We all believe that school systems could do a lot more to improve kids’ learning experiences, whether they are in grade school, middle school or high school.

African Americans were once unable to go to school and receive the same kind of education as white children. We were once not allowed to read, write learn at all. During the slavery era in the United States, the education of people of color was often discouraged and, in many cases, illegal.

But now we have the right to go to school, no matter what ethnic background you come from. Everyone deserves the best education.

If a class has 20 or more students, there is no way one teacher can help every student, and some students struggle more than others. Devoting more time to each student would be very beneficial in multiple ways — more children can get one-on-one help and a better understanding of the lessons.

Programs such as after-school tutoring should be offered to all students. If a child does not understand the lesson, they are going to either guess their way through the work — or not do it at all. If the kids don’t complete their assignments, they’ll eventually fail.

Every parent should be more involved in their children’s education. Parents tend to blame the schools for failing their children, but they will not get involved. They have the option to join the Parent-Teacher Association or volunteer in the classroom, but even if they have the time, many choose not to do so.

Some schools have done a good job with low-risk students, but for minorities and low-income families a lot of work needs to be done.

Youth nowadays have little to no guidance from parents or school officials. It takes a village to raise a child, but everything starts at home.

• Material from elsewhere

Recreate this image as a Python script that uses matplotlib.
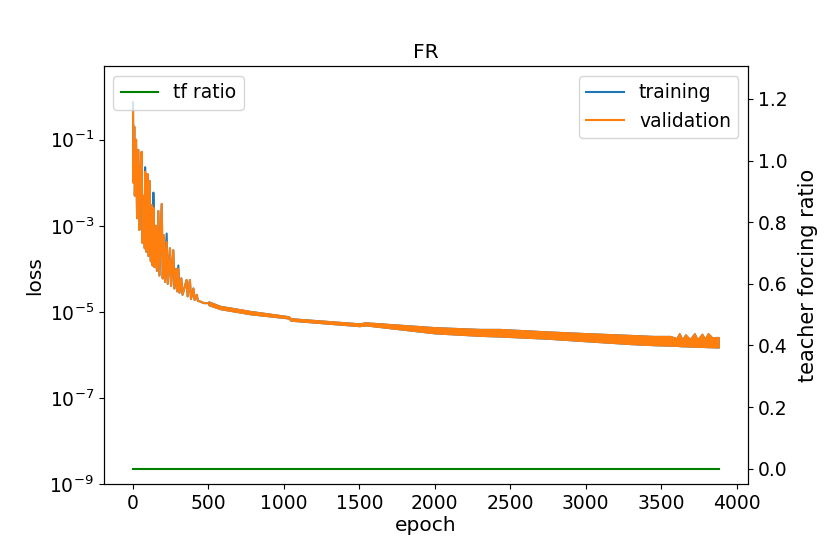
import numpy as np
import matplotlib
matplotlib.use("Agg")
import matplotlib.pyplot as plt
from matplotlib.ticker import NullLocator

# early epochs: spiky part of the curves
epochs_early = [0, 3, 8, 12, 20, 27, 35, 42, 50, 57, 63, 72, 78, 80, 88, 95,
                102, 110, 118, 125, 130, 135, 142, 150, 158, 168, 175, 190,
                197, 205, 212, 223, 230, 245, 252, 267, 274, 285, 292, 300,
                308, 320, 328, 355, 362, 377, 384, 400, 408, 422, 430, 445,
                470, 500]
val_early = [4.4e-1, 1.0e-2, 2.0e-1, 5.0e-3, 1.0e-1, 1.5e-3, 5.8e-2, 8.0e-4,
             2.0e-2, 5.2e-2, 4.0e-4, 5.0e-3, 3.0e-4, 1.8e-2, 2.5e-4, 1.6e-2,
             2.0e-4, 1.1e-2, 1.5e-4, 3.0e-3, 1.2e-4, 2.6e-3, 1.1e-4, 1.0e-3,
             9.0e-5, 2.2e-3, 7.0e-5, 3.2e-3, 6.0e-5, 6.0e-4, 5.0e-5, 4.2e-4,
             4.5e-5, 3.0e-4, 4.0e-5, 2.7e-4, 3.5e-5, 1.0e-4, 3.0e-5, 1.0e-4,
             2.8e-5, 6.0e-5, 2.5e-5, 5.5e-5, 2.3e-5, 5.5e-5, 2.0e-5, 3.5e-5,
             1.9e-5, 2.5e-5, 1.8e-5, 1.75e-5, 1.6e-5, 1.6e-5]
train_early = [7.4e-1, 1.0e-2, 2.0e-1, 5.0e-3, 1.0e-1, 1.5e-3, 5.8e-2, 8.0e-4,
               2.0e-2, 5.2e-2, 4.0e-4, 5.0e-3, 3.0e-4, 2.3e-2, 2.5e-4, 1.6e-2,
               2.0e-4, 1.1e-2, 1.5e-4, 3.0e-3, 1.2e-4, 5.9e-3, 1.1e-4, 1.0e-3,
               9.0e-5, 2.2e-3, 7.0e-5, 3.2e-3, 6.0e-5, 6.0e-4, 5.0e-5, 6.6e-4,
               4.5e-5, 3.0e-4, 4.0e-5, 2.7e-4, 3.5e-5, 1.0e-4, 3.0e-5, 1.2e-4,
               2.8e-5, 6.0e-5, 2.5e-5, 5.5e-5, 2.3e-5, 5.5e-5, 2.0e-5, 3.5e-5,
               1.9e-5, 2.5e-5, 1.8e-5, 1.75e-5, 1.6e-5, 1.6e-5]

# later epochs: the curves oscillate inside a narrow band (upper / lower edge)
epochs_band = [500, 576, 775, 1030, 1045, 1500, 1540, 2000, 2300, 2430, 2750,
               3000, 3300, 3450, 3560, 3600, 3620, 3640, 3660, 3690, 3720,
               3740, 3770, 3790, 3810, 3840, 3860, 3880]
band_upper = [1.75e-5, 1.38e-5, 1.05e-5, 7.9e-6, 7.1e-6, 5.4e-6, 5.7e-6,
              4.4e-6, 4.0e-6, 4.0e-6, 3.5e-6, 3.2e-6, 2.9e-6, 2.75e-6,
              2.75e-6, 2.45e-6, 3.2e-6, 2.3e-6, 3.0e-6, 2.35e-6, 3.2e-6,
              2.3e-6, 3.1e-6, 2.4e-6, 3.2e-6, 2.5e-6, 2.6e-6, 2.6e-6]
band_lower = [1.45e-5, 1.17e-5, 8.9e-6, 7.1e-6, 6.3e-6, 4.7e-6, 4.9e-6,
              3.2e-6, 2.8e-6, 2.7e-6, 2.4e-6, 2.1e-6, 1.8e-6, 1.7e-6,
              1.66e-6, 1.64e-6, 1.62e-6, 1.6e-6, 1.6e-6, 1.58e-6, 1.57e-6,
              1.56e-6, 1.55e-6, 1.54e-6, 1.53e-6, 1.52e-6, 1.51e-6, 1.5e-6]

# teacher forcing ratio (constant)
tf_epochs = [0, 3880]
tf_ratio = [0.0, 0.0]

loss_ticks = [1e-9, 1e-7, 1e-5, 1e-3, 1e-1]

plt.rcParams["font.size"] = 13.5

fig, ax = plt.subplots(figsize=(8.3, 5.54), dpi=100)
fig.subplots_adjust(left=0.125, right=0.901, bottom=0.126, top=0.880)

c_train = "#1f77b4"
c_val = "#ff7f0e"

ax.plot(epochs_early, train_early, color=c_train, lw=1.5, label="training")
ax.fill_between(epochs_band, band_lower, band_upper, color=c_train,
                lw=1, edgecolor=c_train)
ax.plot(epochs_early, val_early, color=c_val, lw=1.5, label="validation")
ax.fill_between(epochs_band, band_lower, band_upper, color=c_val,
                lw=1, edgecolor=c_val)

ax.set_yscale("log")
ax.set_ylim(1e-9, 5)
ax.set_yticks(loss_ticks)
ax.yaxis.set_minor_locator(NullLocator())
ax.set_xlim(-194, 4074)
ax.set_xlabel("epoch", fontsize=14.5, labelpad=2)
ax.set_ylabel("loss", fontsize=14.5)
ax.set_title("FR", fontsize=14.5)
ax.legend(loc="upper right")

ax2 = ax.twinx()
ax2.plot(tf_epochs, tf_ratio, color="green", lw=1.5, label="tf ratio")
ax2.set_ylim(-0.05, 1.305)
ax2.set_ylabel("teacher forcing ratio", fontsize=15, labelpad=8)
ax2.legend(loc="upper left")

fig.savefig("out.png", dpi=100)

Yes, it is the responsibility of the parent to raise their child and to teach them. However, it is also the teacher’s responsibility to teach and enforce what has been taught at home. But if the kids aren’t being taught at home, it takes the teachers longer to educate them.

It is the relationship between the parent and the teacher that is important. A good parent-teacher relationship can prevent a child from slipping through the cracks.

Parents should make sure their kids are getting the proper and mandatory help in schools. I won’t put the full blame out on these parents, since I believe it all goes hand in hand.

Ask yourself, is the school system failing our youth or their parents?